■ Problem requirements
The material below includes pictures; leave them out and return only the lines between the line containing "Write the matplotlib code for this chart." and the line containing "title = '1.", inclusive, word for word.

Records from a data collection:
###

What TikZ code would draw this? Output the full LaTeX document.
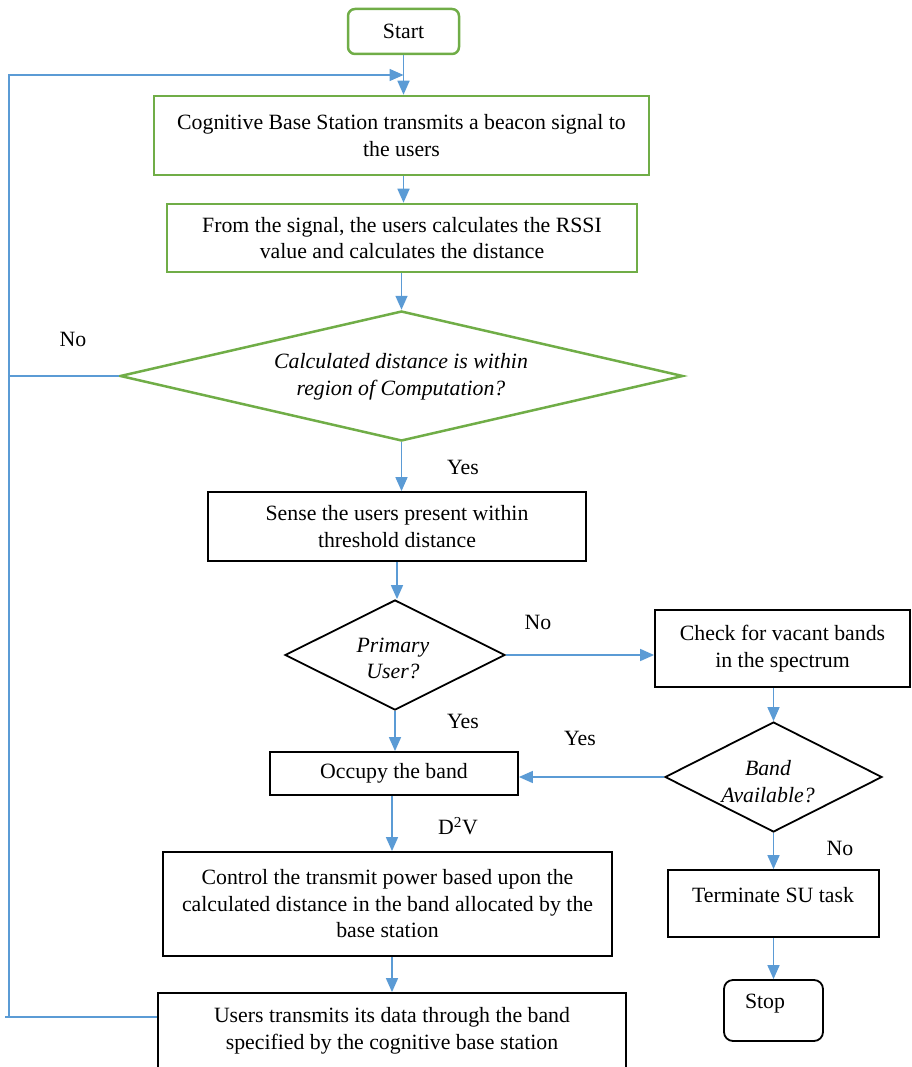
\documentclass[tikz,border=0pt]{standalone}
\usepackage{fontspec}
\setmainfont{Liberation Serif}
\usetikzlibrary{shapes.geometric,arrows.meta}
\definecolor{grn}{RGB}{112,173,71}
\definecolor{blu}{RGB}{91,155,213}
\begin{document}
\begin{tikzpicture}[x=1pt,y=-1pt,
  every node/.style={font=\fontsize{21.8}{26.5}\selectfont, align=center},
  gbox/.style={draw=grn, line width=2.5pt, inner sep=0pt},
  bbox/.style={draw=black, line width=1.8pt, inner sep=0pt},
  gdia/.style={draw=grn, line width=2.5pt, diamond, inner sep=0pt},
  bdia/.style={draw=black, line width=1.8pt, diamond, inner sep=0pt},
  txt/.style={inner sep=1pt},
  itx/.style={inner sep=1pt, font=\fontsize{21.8}{26.5}\selectfont\itshape},
  bl/.style={draw=blu, line width=1.6pt},
  arr/.style={draw=blu, line width=1.6pt, -{Triangle[length=14pt,width=12pt]}}]
\useasboundingbox (0,0) rectangle (911,1067);
\clip (0,0) rectangle (911,1067);

% nodes
\node[gbox, rounded corners=7pt, minimum width=111pt, minimum height=45pt] (start) at (403.5,31.5) {Start};
\node[gbox, minimum width=495pt, minimum height=79pt] (b1) at (401.5,135.5) {Cognitive Base Station transmits a beacon signal to\\the users};
\node[gbox, minimum width=470pt, minimum height=68pt] (b2) at (402,238) {From the signal, the users calculates the RSSI\\value and calculates the distance};
\node[gdia, minimum width=563pt, minimum height=130pt] (d1) at (401.5,376) {};
\node[itx] (d1t) at (401,377) {Calculated distance is within\\region of Computation?};
\node[bbox, minimum width=378pt, minimum height=69pt] (b3) at (397,526.5) {Sense the users present within\\threshold distance};
\node[bdia, minimum width=220pt, minimum height=110pt] (d2) at (395,655) {};
\node[itx] (d2t) at (393,658.5) {Primary\\User?};
\node[bbox, minimum width=255pt, minimum height=77pt] (b4) at (782.5,648.5) {Check for vacant bands\\in the spectrum};
\node[bdia, minimum width=217pt, minimum height=110pt] (d3) at (773.5,777) {};
\node[itx] (d3t) at (768,781.5) {Band\\Available?};
\node[bbox, minimum width=248pt, minimum height=43pt] (b5) at (394,773.5) {Occupy the band};
\node[bbox, minimum width=449pt, minimum height=104pt] (b6) at (387.5,904) {Control the transmit power based upon the\\calculated distance in the band allocated by the\\base station};
\node[bbox, minimum width=468pt, minimum height=100pt] (b7) at (392,1043) {};
\node[txt] (b7t) at (392,1031) {Users transmits its data through the band\\specified by the cognitive base station};
\node[bbox, minimum width=211pt, minimum height=67pt] (b8) at (773.5,903.5) {};
\node[txt] (b8t) at (773,895) {Terminate SU task};
\node[bbox, rounded corners=9pt, minimum width=99pt, minimum height=61pt] (stop) at (773.5,1010.5) {};
\node[txt] (stopt) at (765,1004) {Stop};

% labels
\node[txt] (no1) at (73,339) {No};
\node[txt] (yes1) at (463,467) {Yes};
\node[txt] (no2) at (538,622) {No};
\node[txt] (yes2) at (463,721) {Yes};
\node[txt] (yes3) at (580,738) {Yes};
\node[txt] (d2v) at (458,826) {D\textsuperscript{2}V};
\node[txt] (no3) at (840,848) {No};

% coordinates for loop
\coordinate (L1) at (9,75);
\coordinate (L2) at (9,1017);
\coordinate (tick) at (5,1017);
\coordinate (cx) at (392,0);

% connectors
\draw[arr] (start.south) -- (start.south |- b1.north);
\draw[arr] (L2) -- (L1) -- (start.south |- L1);
\draw[bl] (b7.west |- L2) -- (tick);
\draw[bl] (d1.west) -- (d1.west -| L1);
\draw[arr] (b1.south -| start.south) -- (start.south |- b2.north);
\draw[arr] (d1.north |- b2.south) -- (d1.north);
\draw[arr] (d1.south) -- (d1.south |- b3.north);
\draw[arr] (b3.south) -- (d2.north -| b3.south);
\draw[arr] (d2.east) -- (d2.east -| b4.west);
\draw[arr] (b4.south -| d3.north) -- (d3.north);
\draw[arr] (d3.west) -- (d3.west -| b5.east);
\draw[arr] (d2.south) -- (d2.south |- b5.north);
\draw[arr] (b5.south -| cx) -- (b6.north -| cx);
\draw[arr] (b6.south -| cx) -- (b7.north -| cx);
\draw[arr] (d3.south) -- (d3.south |- b8.north);
\draw[arr] (b8.south -| stop.north) -- (stop.north);
\end{tikzpicture}
\end{document}
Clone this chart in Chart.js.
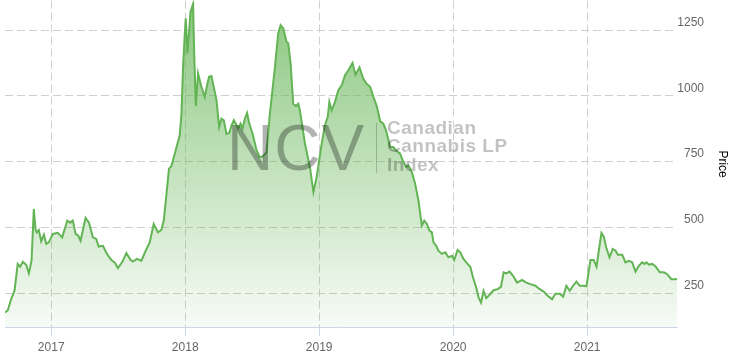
<!DOCTYPE html>
<html>
<head>
<meta charset="utf-8">
<script src="https://cdn.jsdelivr.net/npm/chart.js@4/dist/chart.umd.min.js"></script>
<style>
html,body{margin:0;padding:0;background:#fff;}
#wrap{position:relative;width:733px;height:360px;}
#wm{position:absolute;left:0;top:0;width:733px;height:360px;pointer-events:none;font-family:'Liberation Sans',Arial,sans-serif;}
.ncv{position:absolute;left:227px;top:116px;font-size:64px;line-height:64px;color:rgba(0,0,0,0.3);letter-spacing:1px;white-space:nowrap;}
.sep{position:absolute;left:376px;top:123px;width:1px;height:50px;background:rgba(0,0,0,0.2);}
.txt{position:absolute;left:387px;top:119px;font-size:19px;line-height:18.3px;font-weight:bold;color:rgba(0,0,0,0.24);letter-spacing:0.5px;white-space:nowrap;}
</style>
</head>
<body>
<div id="wrap">
<canvas id="c"></canvas>
<div id="wm"><div class="ncv">NCV</div><div class="sep"></div><div class="txt">Canadian<br>Cannabis LP<br>Index</div></div>
</div>
<script>
// Dates as decimal years
const years = [
2016.655,2016.676,2016.701,2016.726,2016.750,2016.768,2016.788,2016.813,2016.833,2016.853,
2016.870,2016.883,2016.892,2016.907,2016.925,2016.945,2016.963,2016.982,2017.012,2017.049,
2017.082,2017.120,2017.142,2017.161,2017.182,2017.202,2017.219,2017.256,2017.281,2017.311,
2017.336,2017.354,2017.386,2017.416,2017.449,2017.473,2017.498,2017.531,2017.561,2017.593,
2017.610,2017.640,2017.673,2017.705,2017.735,2017.765,2017.797,2017.822,2017.840,2017.858,
2017.879,2017.897,2017.922,2017.959,2017.972,2017.984,2017.997,2018.004,2018.017,2018.029,
2018.039,2018.059,2018.066,2018.079,2018.096,2018.121,2018.146,2018.163,2018.178,2018.196,
2018.213,2018.234,2018.253,2018.271,2018.288,2018.308,2018.328,2018.346,2018.363,2018.378,
2018.395,2018.413,2018.428,2018.445,2018.462,2018.477,2018.503,2018.533,2018.557,2018.580,
2018.607,2018.632,2018.670,2018.694,2018.712,2018.732,2018.757,2018.769,2018.787,2018.806,
2018.827,2018.844,2018.856,2018.894,2018.931,2018.957,2018.981,2019.019,2019.043,2019.064,
2019.076,2019.093,2019.118,2019.143,2019.168,2019.193,2019.218,2019.249,2019.271,2019.301,
2019.330,2019.354,2019.380,2019.405,2019.430,2019.455,2019.479,2019.499,2019.517,2019.529,
2019.554,2019.574,2019.604,2019.624,2019.649,2019.666,2019.692,2019.716,2019.741,2019.766,
2019.784,2019.804,2019.823,2019.841,2019.853,2019.873,2019.890,2019.916,2019.941,2019.965,
2019.991,2020.008,2020.033,2020.053,2020.077,2020.107,2020.128,2020.148,2020.172,2020.190,
2020.208,2020.227,2020.247,2020.272,2020.302,2020.332,2020.357,2020.377,2020.397,2020.421,
2020.447,2020.477,2020.514,2020.546,2020.576,2020.614,2020.646,2020.676,2020.705,2020.738,
2020.763,2020.795,2020.821,2020.845,2020.870,2020.895,2020.920,2020.945,2020.975,2020.995,
2021.025,2021.049,2021.070,2021.087,2021.107,2021.124,2021.142,2021.167,2021.191,2021.212,
2021.229,2021.262,2021.286,2021.311,2021.336,2021.361,2021.386,2021.411,2021.428,2021.443,
2021.461,2021.486,2021.511,2021.543,2021.573,2021.598,2021.628,2021.653,2021.673
];
const prices = [
176,185,227,259,361,350,369,358,325,373,
570,490,481,490,447,472,437,443,475,479,
462,526,518,526,475,468,449,536,519,462,
456,427,430,399,376,367,345,369,402,376,
370,380,373,411,443,513,481,490,526,615,
723,733,780,850,932,1110,1237,1295,1161,1243,
1318,1350,1186,961,1085,1034,996,1040,1072,1075,
1034,983,881,913,907,856,858,888,907,894,
875,894,875,913,935,897,856,792,767,770,
786,932,1110,1237,1269,1256,1205,1200,1123,970,
961,970,945,818,729,634,691,818,888,920,
977,945,977,1021,1040,1078,1097,1125,1080,1108,
1065,1046,1034,996,961,904,894,869,831,805,
805,792,780,754,729,735,710,666,602,507,
526,513,488,481,443,430,411,399,405,386,
392,376,414,405,380,361,350,310,271,233,
214,259,231,244,261,265,274,329,325,332,
316,290,300,290,284,278,265,256,240,227,
248,248,236,278,259,278,294,278,278,276,
376,376,350,411,479,465,424,386,418,411,
396,396,367,373,367,332,354,367,361,367,
358,361,351,329,329,322,303,303,304
];
const yearTicks = [2017, 2018, 2019, 2020, 2021];
const priceTicks = [250, 500, 750, 1000, 1250];

Chart.defaults.font.family = "'Liberation Sans', Arial, sans-serif";

new Chart(document.getElementById('c'), {
  type: 'line',
  data: {
    datasets: [{
      data: years.map((x, i) => ({ x: x, y: prices[i] })),
      borderColor: '#63b454',
      borderWidth: 2,
      pointRadius: 0,
      tension: 0,
      fill: 'start',
      backgroundColor: (ctx) => {
        const area = ctx.chart.chartArea;
        if (!area) return 'rgba(99,180,84,0.3)';
        const g = ctx.chart.ctx.createLinearGradient(0, area.top, 0, area.bottom);
        g.addColorStop(0, 'rgba(99,180,84,0.75)');
        g.addColorStop(1, 'rgba(99,180,84,0.05)');
        return g;
      }
    }]
  },
  options: {
    responsive: true,
    maintainAspectRatio: false,
    animation: false,
    layout: { padding: { left: 5, right: 29, top: 0, bottom: 0 } },
    plugins: { legend: { display: false }, tooltip: { enabled: false } },
    scales: {
      x: {
        type: 'linear',
        min: years[0],
        max: years[years.length - 1],
        afterBuildTicks: (s) => { s.ticks = yearTicks.map(v => ({ value: v })); },
        ticks: { callback: (v) => String(v), color: '#666', font: { size: 12 }, padding: 5, maxRotation: 0, autoSkip: false },
        grid: { color: '#cfcfcf', tickColor: '#ccd6eb', tickLength: 8, drawTicks: true },
        border: { display: true, color: '#ccd6eb', dash: [8, 4] }
      },
      y: {
        position: 'right',
        min: 118.9,
        max: 1362,
        afterBuildTicks: (s) => { s.ticks = priceTicks.map(v => ({ value: v })); },
        ticks: { callback: (v) => String(v), color: '#666', font: { size: 12, lineHeight: 0.1 }, padding: 0, crossAlign: 'far', labelOffset: -7.5 },
        grid: { color: '#cfcfcf', drawTicks: false },
        border: { display: false, dash: [8, 4] },
        title: { display: true, text: 'Price', color: '#000', font: { size: 12 }, padding: { top: -26, bottom: 11.6 } }
      }
    }
  }
});
</script>
</body>
</html>
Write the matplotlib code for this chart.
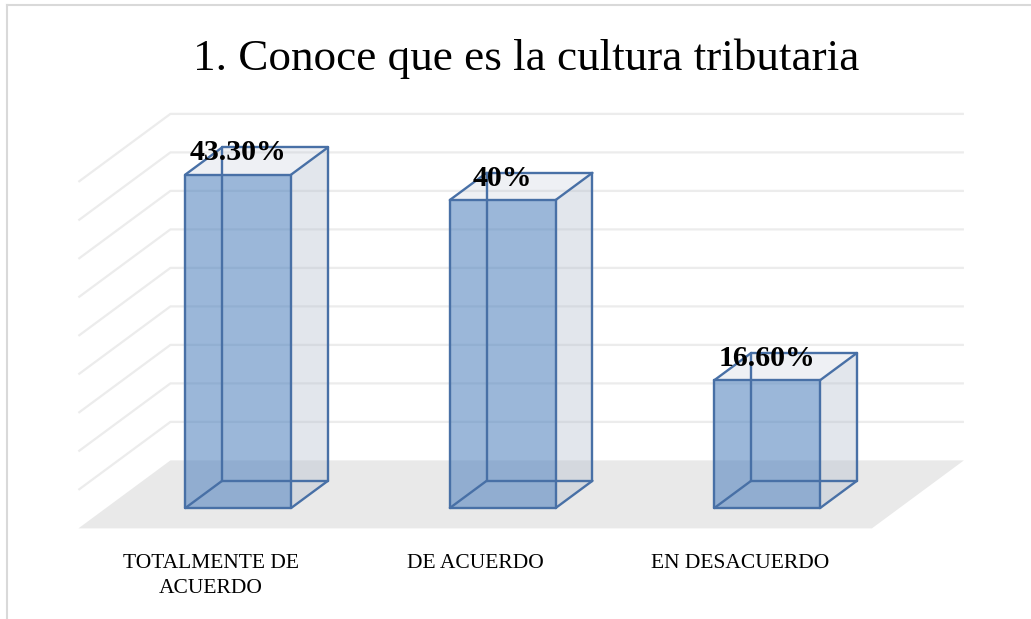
import numpy as np
import matplotlib
matplotlib.use('Agg')
import matplotlib.pyplot as plt
from matplotlib.patches import Polygon
from matplotlib.lines import Line2D

categories = ['TOTALMENTE DE\nACUERDO', 'DE ACUERDO', 'EN DESACUERDO']
values = [43.3, 40.0, 16.6]
value_labels = ['43.30%', '40%', '16.60%']
grid_ticks = [5, 10, 15, 20, 25, 30, 35, 40, 45]
title = '1. Conoce que es la cultura tributaria'

W, H = 1031, 619
PX_CAT = 264.5      # pixels per category
PX_PCT = 7.7        # pixels per percent
DX = 92 / PX_CAT    # full floor depth, in category units
DY = 68 / PX_PCT    # full floor depth, in percent units
BAR_HALF = 0.2
Z0, Z1 = 0.3, 0.7   # bar depth range
FRONT_X, FRONT_Y = 106, 508  # pixel of (x=-0.5, v=0) on the bar front plane

def proj(x, v, z):
    return x + z * DX, v + z * DY

fig = plt.figure(figsize=(W / 100, H / 100), dpi=100)
ax = fig.add_axes([0, 0, 1, 1])
ax.axis('off')
x_left = Z0 * DX - 0.5 - FRONT_X / PX_CAT
ax.set_xlim(x_left, x_left + W / PX_CAT)
y_bot = Z0 * DY - (H - FRONT_Y) / PX_PCT
ax.set_ylim(y_bot, y_bot + H / PX_PCT)

n = len(categories)
xa, xb = -0.5, n - 0.5

# floor
floor = [proj(xa, 0, 0), proj(xb, 0, 0), proj(xb, 0, 1), proj(xa, 0, 1)]
ax.add_patch(Polygon(floor, closed=True, facecolor='#e9e9e9', edgecolor='none', zorder=1))

# gridlines on back and left wall
for t in grid_ticks:
    pts = [proj(xa, t, 0), proj(xa, t, 1), proj(xb, t, 1)]
    ax.plot([p[0] for p in pts], [p[1] for p in pts], color='#ececec', lw=1.6,
            solid_capstyle='butt', zorder=2)

edge = '#4870a6'
for i, (val, lab) in enumerate(zip(values, value_labels)):
    x0, x1 = i - BAR_HALF, i + BAR_HALF
    c = {}
    for xn, xv in (('l', x0), ('r', x1)):
        for vn, vv in (('b', 0), ('t', val)):
            for zn, zv in (('f', Z0), ('k', Z1)):
                c[xn + vn + zn] = proj(xv, vv, zv)
    # faces
    right = [c['rbf'], c['rbk'], c['rtk'], c['rtf']]
    top = [c['ltf'], c['rtf'], c['rtk'], c['ltk']]
    front = [c['lbf'], c['rbf'], c['rtf'], c['ltf']]
    ax.add_patch(Polygon(right, facecolor='#b4bece', alpha=0.38, edgecolor='none', zorder=3))
    ax.add_patch(Polygon(top, facecolor='#b4bece', alpha=0.22, edgecolor='none', zorder=3))
    ax.add_patch(Polygon(front, facecolor='#4f81bd', alpha=0.57, edgecolor='none', zorder=4))
    # edges
    pairs = [('lbf', 'rbf'), ('rbf', 'rtf'), ('rtf', 'ltf'), ('ltf', 'lbf'),
             ('lbk', 'rbk'), ('rbk', 'rtk'), ('rtk', 'ltk'), ('ltk', 'lbk'),
             ('lbf', 'lbk'), ('rbf', 'rbk'), ('rtf', 'rtk'), ('ltf', 'ltk')]
    for a, b in pairs:
        ax.plot([c[a][0], c[b][0]], [c[a][1], c[b][1]], color=edge, lw=1.7,
                solid_capstyle='round', zorder=5)
    lx, _ = proj(i, val, Z0)
    _, ly = proj(i, val, Z1)
    ax.text(lx, ly - 0.7, lab, ha='center', va='center', fontsize=21.5,
            fontweight='bold', family='Liberation Serif', color='black', zorder=6)

# category labels
for i, cat in enumerate(categories):
    px, py = proj(i, 0, 0)
    ax.annotate(cat, (px, py), xytext=(0, -18.5), textcoords='offset points',
                ha='center', va='top', fontsize=15.5, family='Liberation Serif',
                linespacing=1.4, multialignment='center')

fig.text(0.51, 1 - 70 / H, title, ha='center', va='baseline', fontsize=32.5,
         family='Liberation Serif')

# chart border (top and left visible)
fig.add_artist(Line2D([6.5 / W, 1], [1 - 4.5 / H, 1 - 4.5 / H], color='#d9d9d9', lw=1.5))
fig.add_artist(Line2D([6.5 / W, 6.5 / W], [0, 1 - 4.5 / H], color='#d9d9d9', lw=1.5))

fig.savefig('out.png', dpi=100)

###

■ Result
Write the matplotlib code for this chart.
import numpy as np
import matplotlib
matplotlib.use('Agg')
import matplotlib.pyplot as plt
from matplotlib.patches import Polygon
from matplotlib.lines import Line2D

categories = ['TOTALMENTE DE\nACUERDO', 'DE ACUERDO', 'EN DESACUERDO']
values = [43.3, 40.0, 16.6]
value_labels = ['43.30%', '40%', '16.60%']
grid_ticks = [5, 10, 15, 20, 25, 30, 35, 40, 45]
title = '1. Conoce que es la cultura tributaria'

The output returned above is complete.